勉強会

 牛窓に帰ってきて薬局に立ったが何の役にも立たない。当時は、メーカー主催の勉強会が最も知識を増やせられる機会だった。案内が来ると全部出席していたように思う。メーカー主催だから、要はそのメーカーの製品が如何に優れているかを宣伝し、沢山売って欲しかったのだ。どの勉強会に出席しても、そこには必ずといっていいほど、そのメーカーや商品に惚れこんでいる人がいて、まるでカリスマのように振舞っていた。沢山販売することでメーカーは奉り、本人もその気になって熱弁を振るっていた。今月はどのくらいこの商品を売りましたなどと報告し、成績の悪い人は片隅で小さくなっていた。まるで悪いことをしているような感覚で。どのメーカーの勉強会に出席してもだいたい同じようなもので、ひどいところは売上を競わせて褒賞を出していた。ある勉強会が東京で開かれた時、ホテルの大きな会議場を国旗を先頭に行進したことがある。さすがに僕はそれには従えなかったので、廊下に出て見ていたが、以来その手の勉強会はいっさい出席しないようにした。  その後、何を目標に薬剤師を続ければいいかと迷っている時に、娘のアトピーがきっかけで漢方薬に出会った。20数年前の出来事だが、今思えば、当時絶頂を誇っていたカリスマ薬剤師達の薬局はほとんどつぶれている。末席で居心地の悪さに耐えながら知識だけは持って帰るぞと心に秘めていた。知識を拾い集めて数10年。せめて薬局で対応出来るトラブルはこの田舎でも都市部に劣ることなくお役に立ちたいと努力してきた。
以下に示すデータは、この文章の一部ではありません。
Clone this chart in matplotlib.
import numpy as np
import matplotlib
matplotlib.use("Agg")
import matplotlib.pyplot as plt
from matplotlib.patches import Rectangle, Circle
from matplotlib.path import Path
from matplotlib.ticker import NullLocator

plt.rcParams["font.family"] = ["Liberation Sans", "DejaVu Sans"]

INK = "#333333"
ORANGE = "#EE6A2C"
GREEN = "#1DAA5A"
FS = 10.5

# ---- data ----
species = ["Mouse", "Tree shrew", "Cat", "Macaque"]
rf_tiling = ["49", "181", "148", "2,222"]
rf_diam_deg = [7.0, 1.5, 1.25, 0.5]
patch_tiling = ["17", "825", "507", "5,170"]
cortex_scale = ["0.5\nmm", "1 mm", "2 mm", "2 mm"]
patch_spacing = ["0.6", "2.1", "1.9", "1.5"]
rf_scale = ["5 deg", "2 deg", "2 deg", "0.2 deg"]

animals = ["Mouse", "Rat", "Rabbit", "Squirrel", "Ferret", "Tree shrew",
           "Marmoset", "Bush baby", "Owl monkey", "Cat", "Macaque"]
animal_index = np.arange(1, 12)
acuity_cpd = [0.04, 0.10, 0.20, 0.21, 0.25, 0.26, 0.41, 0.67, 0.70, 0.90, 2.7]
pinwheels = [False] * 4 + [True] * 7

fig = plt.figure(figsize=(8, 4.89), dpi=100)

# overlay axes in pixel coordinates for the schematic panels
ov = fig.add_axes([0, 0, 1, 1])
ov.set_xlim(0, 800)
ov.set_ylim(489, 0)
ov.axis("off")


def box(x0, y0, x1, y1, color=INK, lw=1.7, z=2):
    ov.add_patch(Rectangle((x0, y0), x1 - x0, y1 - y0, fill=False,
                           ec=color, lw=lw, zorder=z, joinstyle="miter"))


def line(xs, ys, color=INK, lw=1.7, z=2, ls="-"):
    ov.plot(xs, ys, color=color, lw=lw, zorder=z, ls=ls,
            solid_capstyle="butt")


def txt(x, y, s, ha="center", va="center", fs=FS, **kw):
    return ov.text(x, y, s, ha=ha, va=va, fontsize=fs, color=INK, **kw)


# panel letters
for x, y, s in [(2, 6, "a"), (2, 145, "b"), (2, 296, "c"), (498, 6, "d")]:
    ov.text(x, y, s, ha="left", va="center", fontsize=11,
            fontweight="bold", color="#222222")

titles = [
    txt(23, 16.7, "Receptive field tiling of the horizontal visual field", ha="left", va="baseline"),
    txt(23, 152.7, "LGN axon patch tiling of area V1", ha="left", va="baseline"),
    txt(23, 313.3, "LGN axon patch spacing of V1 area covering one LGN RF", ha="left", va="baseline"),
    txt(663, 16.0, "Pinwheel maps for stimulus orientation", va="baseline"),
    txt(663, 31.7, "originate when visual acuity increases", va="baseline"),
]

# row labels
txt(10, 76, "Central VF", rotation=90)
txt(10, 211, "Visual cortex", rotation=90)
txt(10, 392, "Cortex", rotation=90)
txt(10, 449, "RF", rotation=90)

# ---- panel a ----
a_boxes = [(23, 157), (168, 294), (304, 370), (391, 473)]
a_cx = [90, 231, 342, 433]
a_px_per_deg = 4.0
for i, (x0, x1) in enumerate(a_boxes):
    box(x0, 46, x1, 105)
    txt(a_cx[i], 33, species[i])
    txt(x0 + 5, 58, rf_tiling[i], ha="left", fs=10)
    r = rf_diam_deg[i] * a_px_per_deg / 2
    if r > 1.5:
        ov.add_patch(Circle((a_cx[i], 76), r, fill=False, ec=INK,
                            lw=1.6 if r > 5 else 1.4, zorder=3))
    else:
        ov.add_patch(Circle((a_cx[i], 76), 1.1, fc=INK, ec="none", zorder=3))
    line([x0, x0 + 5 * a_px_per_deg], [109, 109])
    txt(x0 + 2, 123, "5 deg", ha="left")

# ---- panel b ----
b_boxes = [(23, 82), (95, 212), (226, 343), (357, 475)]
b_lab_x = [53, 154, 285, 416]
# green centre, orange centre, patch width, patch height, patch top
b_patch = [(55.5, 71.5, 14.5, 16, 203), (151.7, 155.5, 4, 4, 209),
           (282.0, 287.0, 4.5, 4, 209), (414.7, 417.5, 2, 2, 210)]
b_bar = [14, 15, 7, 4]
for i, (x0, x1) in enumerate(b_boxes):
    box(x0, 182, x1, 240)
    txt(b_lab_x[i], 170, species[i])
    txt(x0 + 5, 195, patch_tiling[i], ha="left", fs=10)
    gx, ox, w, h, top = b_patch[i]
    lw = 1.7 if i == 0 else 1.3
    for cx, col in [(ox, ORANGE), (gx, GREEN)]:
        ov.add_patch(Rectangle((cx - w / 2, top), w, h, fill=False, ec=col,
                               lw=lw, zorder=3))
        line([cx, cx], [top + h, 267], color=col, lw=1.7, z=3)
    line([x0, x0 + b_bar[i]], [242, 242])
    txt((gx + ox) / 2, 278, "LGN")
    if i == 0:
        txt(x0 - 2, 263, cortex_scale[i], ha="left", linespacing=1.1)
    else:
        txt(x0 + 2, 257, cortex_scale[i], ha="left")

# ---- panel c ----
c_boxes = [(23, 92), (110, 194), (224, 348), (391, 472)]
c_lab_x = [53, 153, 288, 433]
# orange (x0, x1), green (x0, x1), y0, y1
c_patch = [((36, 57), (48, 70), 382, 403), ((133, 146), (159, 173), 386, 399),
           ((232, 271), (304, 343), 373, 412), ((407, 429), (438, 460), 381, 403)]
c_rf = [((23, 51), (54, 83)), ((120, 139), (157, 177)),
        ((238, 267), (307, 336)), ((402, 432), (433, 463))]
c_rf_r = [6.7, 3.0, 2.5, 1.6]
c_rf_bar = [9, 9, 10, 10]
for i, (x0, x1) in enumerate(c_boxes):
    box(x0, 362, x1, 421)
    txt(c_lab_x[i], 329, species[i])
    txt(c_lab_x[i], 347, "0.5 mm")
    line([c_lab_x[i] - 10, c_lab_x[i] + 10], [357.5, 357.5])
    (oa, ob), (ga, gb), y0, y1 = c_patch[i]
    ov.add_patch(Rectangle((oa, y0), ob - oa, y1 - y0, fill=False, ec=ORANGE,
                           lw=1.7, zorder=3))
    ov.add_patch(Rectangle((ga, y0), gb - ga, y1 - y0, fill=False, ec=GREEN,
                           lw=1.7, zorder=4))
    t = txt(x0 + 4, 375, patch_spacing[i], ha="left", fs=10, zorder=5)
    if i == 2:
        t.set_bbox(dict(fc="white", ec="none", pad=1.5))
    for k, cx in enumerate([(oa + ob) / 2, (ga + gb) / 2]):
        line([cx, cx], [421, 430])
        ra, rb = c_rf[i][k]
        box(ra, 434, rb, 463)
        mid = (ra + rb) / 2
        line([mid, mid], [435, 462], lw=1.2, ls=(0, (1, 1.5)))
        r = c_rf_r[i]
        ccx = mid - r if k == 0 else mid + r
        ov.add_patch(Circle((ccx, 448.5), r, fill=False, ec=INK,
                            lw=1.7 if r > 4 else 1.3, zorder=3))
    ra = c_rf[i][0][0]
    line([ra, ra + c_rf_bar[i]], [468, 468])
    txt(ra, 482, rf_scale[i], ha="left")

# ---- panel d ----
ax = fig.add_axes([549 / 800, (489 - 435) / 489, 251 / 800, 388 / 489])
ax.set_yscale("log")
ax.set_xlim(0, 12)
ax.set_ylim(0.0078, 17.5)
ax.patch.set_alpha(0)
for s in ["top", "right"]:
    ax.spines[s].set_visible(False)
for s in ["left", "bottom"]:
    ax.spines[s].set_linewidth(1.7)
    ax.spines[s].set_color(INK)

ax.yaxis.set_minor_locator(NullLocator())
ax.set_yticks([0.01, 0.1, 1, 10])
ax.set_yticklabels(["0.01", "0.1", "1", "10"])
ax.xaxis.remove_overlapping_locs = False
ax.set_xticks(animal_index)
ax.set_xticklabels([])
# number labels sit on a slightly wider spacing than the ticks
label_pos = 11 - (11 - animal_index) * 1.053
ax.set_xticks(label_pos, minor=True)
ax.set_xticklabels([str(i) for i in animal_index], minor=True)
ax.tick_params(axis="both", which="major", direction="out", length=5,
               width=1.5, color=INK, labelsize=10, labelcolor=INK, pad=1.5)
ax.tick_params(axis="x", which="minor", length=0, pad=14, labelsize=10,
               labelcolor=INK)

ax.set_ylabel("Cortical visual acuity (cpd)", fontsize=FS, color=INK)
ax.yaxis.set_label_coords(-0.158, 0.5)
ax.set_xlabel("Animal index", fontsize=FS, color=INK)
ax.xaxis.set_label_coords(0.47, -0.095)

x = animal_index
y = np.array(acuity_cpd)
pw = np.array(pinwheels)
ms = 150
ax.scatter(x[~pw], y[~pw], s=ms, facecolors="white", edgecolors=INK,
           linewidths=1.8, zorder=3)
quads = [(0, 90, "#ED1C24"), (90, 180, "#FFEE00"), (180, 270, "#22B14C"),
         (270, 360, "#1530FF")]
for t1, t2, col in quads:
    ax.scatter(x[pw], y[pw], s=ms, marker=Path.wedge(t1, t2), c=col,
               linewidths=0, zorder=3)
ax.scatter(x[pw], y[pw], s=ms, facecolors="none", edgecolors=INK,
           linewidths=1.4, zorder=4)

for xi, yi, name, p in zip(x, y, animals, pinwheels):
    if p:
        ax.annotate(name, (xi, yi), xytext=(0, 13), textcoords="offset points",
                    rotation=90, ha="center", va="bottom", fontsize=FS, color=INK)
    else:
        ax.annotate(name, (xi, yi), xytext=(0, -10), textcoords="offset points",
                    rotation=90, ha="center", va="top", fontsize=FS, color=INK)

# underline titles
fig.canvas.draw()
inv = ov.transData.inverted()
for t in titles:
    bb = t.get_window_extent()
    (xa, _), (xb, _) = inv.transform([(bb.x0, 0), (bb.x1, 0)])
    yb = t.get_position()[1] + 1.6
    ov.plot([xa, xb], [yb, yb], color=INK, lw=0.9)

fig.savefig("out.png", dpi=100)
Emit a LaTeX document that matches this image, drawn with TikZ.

売りたいものを決めていて、どんな人が入ってきても売ろうとする薬局がある。当時よりむしろ増えたかもしれない。メーカーから「先生」「先生」と奉られるのは余程の快感らしい。しかし、その快感の為に飲まなくてもよいものを飲まされている人達はたまらない。何か最初から売ろうと決めているところは、必ず雄弁になっている。話すストーリさえ決めているのだから。薬局には雄弁も取って着けた癒しも必要ない。効けば嬉しい、効かなければ悔しい。単純だがそれだけでいいと思う。